By this time dear brother Marten had been sent away to school at Reading; but little Lucy was growing old enough to be something of a playmate; and Margaret, the motherless cousin, had been brought again to Stanford on a long visit. We can fancy what a delightful companion to these two small ones Mary must have been. She had left off, for the time, writing stories, but she was never tired of telling them. In company she was, in those days, very silent and shy, and much at a loss for words; but they never failed her when telling her stories to her little companions. Her head, she says, was full of "fairies, wizards, enchanters, and all the imagery of heathen gods and goddesses which I could get out of any book in my father's study," and with these she wove the most wonderful tales, one story often going on, at every possible interval, for months together. Her lively imagination "filled every region of the wild woods at Stanford with imaginary people. Wherever I saw a few ashes in a glade, left by those who burnt sticks to sell the ashes to assist in the coarse washings in farmhouses, I fixed a hoard of gipsies and made long stories. If I could discern fairy rings, which abounded in those woods, they gave me another set of images; and I had imaginary hermits in every hollow of the rocky sides of the dingle, and imaginary castles on every height; whilst the church and churchyard supplied me with more ghosts and apparitions than I dared to tell of." Mary and her stories must have been better worth having than a whole library of "fairy-books."

One source from which Mary drew her tales was a collection

of old volumes which her father had bought at a sale and to which her mother had given up a room over the pantry and storeroom.
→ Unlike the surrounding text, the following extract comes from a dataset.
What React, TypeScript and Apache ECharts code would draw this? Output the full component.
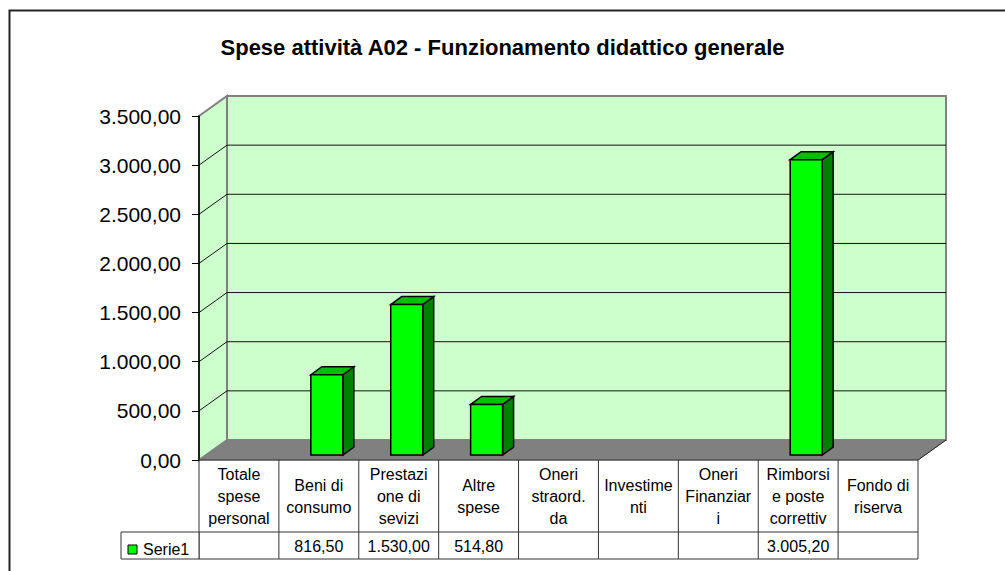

Mr. Butt made Mary his librarian; and she revelled in old romances, such as Sir Philip Sydney's Arcadia, and in illustrated books of travel; spending many hours on a high stool in the bookroom, among "moths, dust, and black calf-skin," studying these treasures.

One more glimpse must be given of those happy child-days, and we will have it in Mary's own words: "I grew so rapidly in my childhood, that at thirteen I had obtained my full height, which is considered above the usual standard of women. I stooped very much when thus growing. As my mother always dressed me like a child in a pinafore, I must certainly have been a very extraordinary sort of personage, and everyone cried out on seeing me as one that was to be a giantess. As my only little friend of about my own age was small and delicate, I was very often thoroughly abashed at my appearance; and therefore never was I so happy as when I was out of sight of visitors in my own beloved woods of Stanford. In those sweet woods I had many little embowered corners, which no one knew but myself; and there, when my daily tasks were done, I used to fly with a book and enjoy myself in places where I could hear the cooing of doves, the note of the blackbird, and the rush of two waterfalls coming from two sides of the valley and meeting within the range where I might stroll undisturbed by anyone. It must be noticed that I never made these excursions without carrying a huge wooden doll with me, which I generally slung with a string round my waist under my pinafore, as I was thought by the neighbours too big to like a doll. My sister, as a child, had not good health, and therefore she could bear neither the exposure nor fatigue I did; hence the reason wherefore I was so much alone. From this cause, too, she was never submitted to the same discipline that I was; she was never made so familiar with the stocks and iron collar, nor the heavy tasks; for after my brother was gone to school I still was carried on in my Latin studies, and even before I was twelve I was obliged to translate fifty lines

of Virgil every morning, standing in these same stocks, with the iron collar pressing on my throat."

When Mary was between twelve and thirteen a great change came in her life. Her father was presented to the vicarage of Kidderminster in Staffordshire, where the carpets are made. It was then a very rich living. It was settled that they should go to Kidderminster to live, while a curate was to do duty at Stanford and occupy the rectory. In those days clergymen often held two or even three livings at once in different parts of the country, taking the stipends themselves, and putting a curate in charge of whichever parishes they did not choose to reside in.